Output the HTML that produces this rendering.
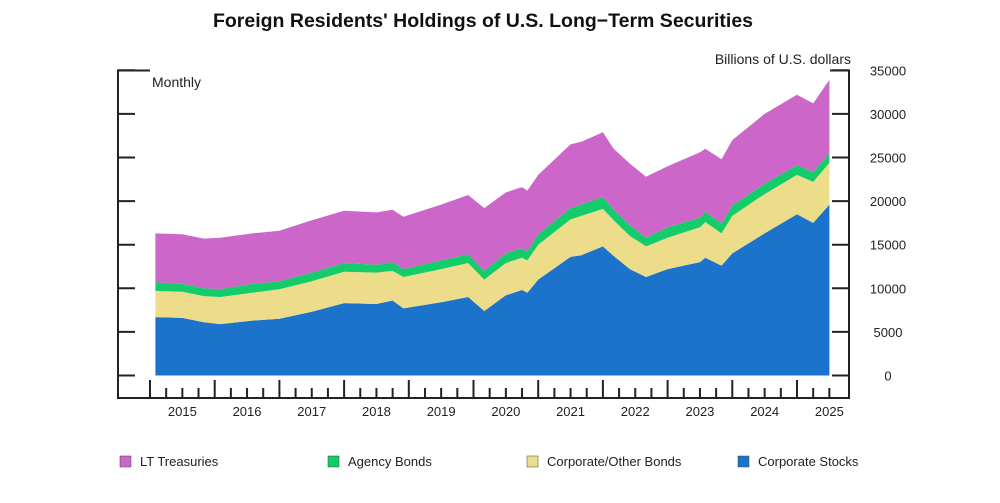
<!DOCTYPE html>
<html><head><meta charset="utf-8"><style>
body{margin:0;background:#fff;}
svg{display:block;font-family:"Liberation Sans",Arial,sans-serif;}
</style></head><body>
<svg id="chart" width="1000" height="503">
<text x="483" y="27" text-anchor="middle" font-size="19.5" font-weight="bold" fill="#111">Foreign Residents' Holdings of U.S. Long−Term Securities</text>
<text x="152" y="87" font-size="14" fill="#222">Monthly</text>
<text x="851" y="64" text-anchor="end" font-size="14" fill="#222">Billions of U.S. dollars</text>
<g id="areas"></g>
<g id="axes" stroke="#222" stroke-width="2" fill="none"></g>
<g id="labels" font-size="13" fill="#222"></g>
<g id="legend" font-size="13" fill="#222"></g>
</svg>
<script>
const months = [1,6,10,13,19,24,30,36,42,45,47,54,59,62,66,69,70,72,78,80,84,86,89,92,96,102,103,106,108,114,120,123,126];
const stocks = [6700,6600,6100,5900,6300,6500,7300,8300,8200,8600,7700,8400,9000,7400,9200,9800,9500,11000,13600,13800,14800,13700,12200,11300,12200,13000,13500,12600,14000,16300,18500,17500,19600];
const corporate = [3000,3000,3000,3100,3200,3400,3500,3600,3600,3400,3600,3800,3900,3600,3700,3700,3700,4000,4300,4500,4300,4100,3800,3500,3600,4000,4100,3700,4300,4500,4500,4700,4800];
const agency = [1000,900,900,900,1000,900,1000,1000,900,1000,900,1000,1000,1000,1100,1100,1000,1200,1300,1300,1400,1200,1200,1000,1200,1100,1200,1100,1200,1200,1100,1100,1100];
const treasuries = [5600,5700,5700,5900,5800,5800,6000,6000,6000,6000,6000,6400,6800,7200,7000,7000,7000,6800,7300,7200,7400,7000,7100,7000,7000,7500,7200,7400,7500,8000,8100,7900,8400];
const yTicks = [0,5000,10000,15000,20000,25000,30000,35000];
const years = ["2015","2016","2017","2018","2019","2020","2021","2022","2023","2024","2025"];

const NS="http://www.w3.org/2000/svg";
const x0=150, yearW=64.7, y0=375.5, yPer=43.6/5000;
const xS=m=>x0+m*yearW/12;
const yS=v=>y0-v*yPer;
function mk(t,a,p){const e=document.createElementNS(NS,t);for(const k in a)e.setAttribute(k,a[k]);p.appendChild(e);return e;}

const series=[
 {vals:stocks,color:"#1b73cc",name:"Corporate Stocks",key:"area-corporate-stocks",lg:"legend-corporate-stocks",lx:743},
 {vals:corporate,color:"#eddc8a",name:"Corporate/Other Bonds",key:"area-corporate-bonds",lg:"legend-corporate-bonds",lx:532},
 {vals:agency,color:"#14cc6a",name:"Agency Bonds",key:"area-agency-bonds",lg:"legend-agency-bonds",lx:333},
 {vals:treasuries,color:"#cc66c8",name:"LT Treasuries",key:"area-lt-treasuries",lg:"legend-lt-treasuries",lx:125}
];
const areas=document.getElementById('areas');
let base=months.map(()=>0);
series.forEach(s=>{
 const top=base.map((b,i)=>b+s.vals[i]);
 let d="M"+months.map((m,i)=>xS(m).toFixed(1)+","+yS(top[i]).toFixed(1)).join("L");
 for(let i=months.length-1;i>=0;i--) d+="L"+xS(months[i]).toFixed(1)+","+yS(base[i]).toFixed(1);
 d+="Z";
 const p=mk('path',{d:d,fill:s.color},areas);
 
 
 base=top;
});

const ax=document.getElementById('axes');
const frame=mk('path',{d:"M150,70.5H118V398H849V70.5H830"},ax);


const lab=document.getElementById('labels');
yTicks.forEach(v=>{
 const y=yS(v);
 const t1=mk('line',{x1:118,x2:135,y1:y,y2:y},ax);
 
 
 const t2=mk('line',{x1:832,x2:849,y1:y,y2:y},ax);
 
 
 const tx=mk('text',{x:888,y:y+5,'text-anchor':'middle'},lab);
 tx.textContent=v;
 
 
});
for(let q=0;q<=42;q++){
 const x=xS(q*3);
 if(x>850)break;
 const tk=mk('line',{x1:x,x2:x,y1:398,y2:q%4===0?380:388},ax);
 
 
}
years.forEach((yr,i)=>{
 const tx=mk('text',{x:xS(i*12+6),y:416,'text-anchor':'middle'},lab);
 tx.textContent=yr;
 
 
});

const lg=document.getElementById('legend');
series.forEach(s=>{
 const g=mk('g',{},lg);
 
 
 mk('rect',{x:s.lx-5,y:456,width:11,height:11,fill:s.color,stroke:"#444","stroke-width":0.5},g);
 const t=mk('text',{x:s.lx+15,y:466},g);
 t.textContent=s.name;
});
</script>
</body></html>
------------------------
### Work to be completed
Transcribe all of the material exactly, leaving out whatever pictures it contains.

### Response below
Output the HTML that produces this rendering.
<!DOCTYPE html>
<html><head><meta charset="utf-8"><style>
body{margin:0;background:#fff;}
svg{display:block;font-family:"Liberation Sans",Arial,sans-serif;}
</style></head><body>
<svg id="chart" width="1000" height="503">
<text x="483" y="27" text-anchor="middle" font-size="19.5" font-weight="bold" fill="#111">Foreign Residents' Holdings of U.S. Long−Term Securities</text>
<text x="152" y="87" font-size="14" fill="#222">Monthly</text>
<text x="851" y="64" text-anchor="end" font-size="14" fill="#222">Billions of U.S. dollars</text>
<g id="areas"></g>
<g id="axes" stroke="#222" stroke-width="2" fill="none"></g>
<g id="labels" font-size="13" fill="#222"></g>
<g id="legend" font-size="13" fill="#222"></g>
</svg>
<script>
const months = [1,6,10,13,19,24,30,36,42,45,47,54,59,62,66,69,70,72,78,80,84,86,89,92,96,102,103,106,108,114,120,123,126];
const stocks = [6700,6600,6100,5900,6300,6500,7300,8300,8200,8600,7700,8400,9000,7400,9200,9800,9500,11000,13600,13800,14800,13700,12200,11300,12200,13000,13500,12600,14000,16300,18500,17500,19600];
const corporate = [3000,3000,3000,3100,3200,3400,3500,3600,3600,3400,3600,3800,3900,3600,3700,3700,3700,4000,4300,4500,4300,4100,3800,3500,3600,4000,4100,3700,4300,4500,4500,4700,4800];
const agency = [1000,900,900,900,1000,900,1000,1000,900,1000,900,1000,1000,1000,1100,1100,1000,1200,1300,1300,1400,1200,1200,1000,1200,1100,1200,1100,1200,1200,1100,1100,1100];
const treasuries = [5600,5700,5700,5900,5800,5800,6000,6000,6000,6000,6000,6400,6800,7200,7000,7000,7000,6800,7300,7200,7400,7000,7100,7000,7000,7500,7200,7400,7500,8000,8100,7900,8400];
const yTicks = [0,5000,10000,15000,20000,25000,30000,35000];
const years = ["2015","2016","2017","2018","2019","2020","2021","2022","2023","2024","2025"];

const NS="http://www.w3.org/2000/svg";
const x0=150, yearW=64.7, y0=375.5, yPer=43.6/5000;
const xS=m=>x0+m*yearW/12;
const yS=v=>y0-v*yPer;
function mk(t,a,p){const e=document.createElementNS(NS,t);for(const k in a)e.setAttribute(k,a[k]);p.appendChild(e);return e;}

const series=[
 {vals:stocks,color:"#1b73cc",name:"Corporate Stocks",key:"area-corporate-stocks",lg:"legend-corporate-stocks",lx:743},
 {vals:corporate,color:"#eddc8a",name:"Corporate/Other Bonds",key:"area-corporate-bonds",lg:"legend-corporate-bonds",lx:532},
 {vals:agency,color:"#14cc6a",name:"Agency Bonds",key:"area-agency-bonds",lg:"legend-agency-bonds",lx:333},
 {vals:treasuries,color:"#cc66c8",name:"LT Treasuries",key:"area-lt-treasuries",lg:"legend-lt-treasuries",lx:125}
];
const areas=document.getElementById('areas');
let base=months.map(()=>0);
series.forEach(s=>{
 const top=base.map((b,i)=>b+s.vals[i]);
 let d="M"+months.map((m,i)=>xS(m).toFixed(1)+","+yS(top[i]).toFixed(1)).join("L");
 for(let i=months.length-1;i>=0;i--) d+="L"+xS(months[i]).toFixed(1)+","+yS(base[i]).toFixed(1);
 d+="Z";
 const p=mk('path',{d:d,fill:s.color},areas);
 
 
 base=top;
});

const ax=document.getElementById('axes');
const frame=mk('path',{d:"M150,70.5H118V398H849V70.5H830"},ax);


const lab=document.getElementById('labels');
yTicks.forEach(v=>{
 const y=yS(v);
 const t1=mk('line',{x1:118,x2:135,y1:y,y2:y},ax);
 
 
 const t2=mk('line',{x1:832,x2:849,y1:y,y2:y},ax);
 
 
 const tx=mk('text',{x:888,y:y+5,'text-anchor':'middle'},lab);
 tx.textContent=v;
 
 
});
for(let q=0;q<=42;q++){
 const x=xS(q*3);
 if(x>850)break;
 const tk=mk('line',{x1:x,x2:x,y1:398,y2:q%4===0?380:388},ax);
 
 
}
years.forEach((yr,i)=>{
 const tx=mk('text',{x:xS(i*12+6),y:416,'text-anchor':'middle'},lab);
 tx.textContent=yr;
 
 
});

const lg=document.getElementById('legend');
series.forEach(s=>{
 const g=mk('g',{},lg);
 
 
 mk('rect',{x:s.lx-5,y:456,width:11,height:11,fill:s.color,stroke:"#444","stroke-width":0.5},g);
 const t=mk('text',{x:s.lx+15,y:466},g);
 t.textContent=s.name;
});
</script>
</body></html>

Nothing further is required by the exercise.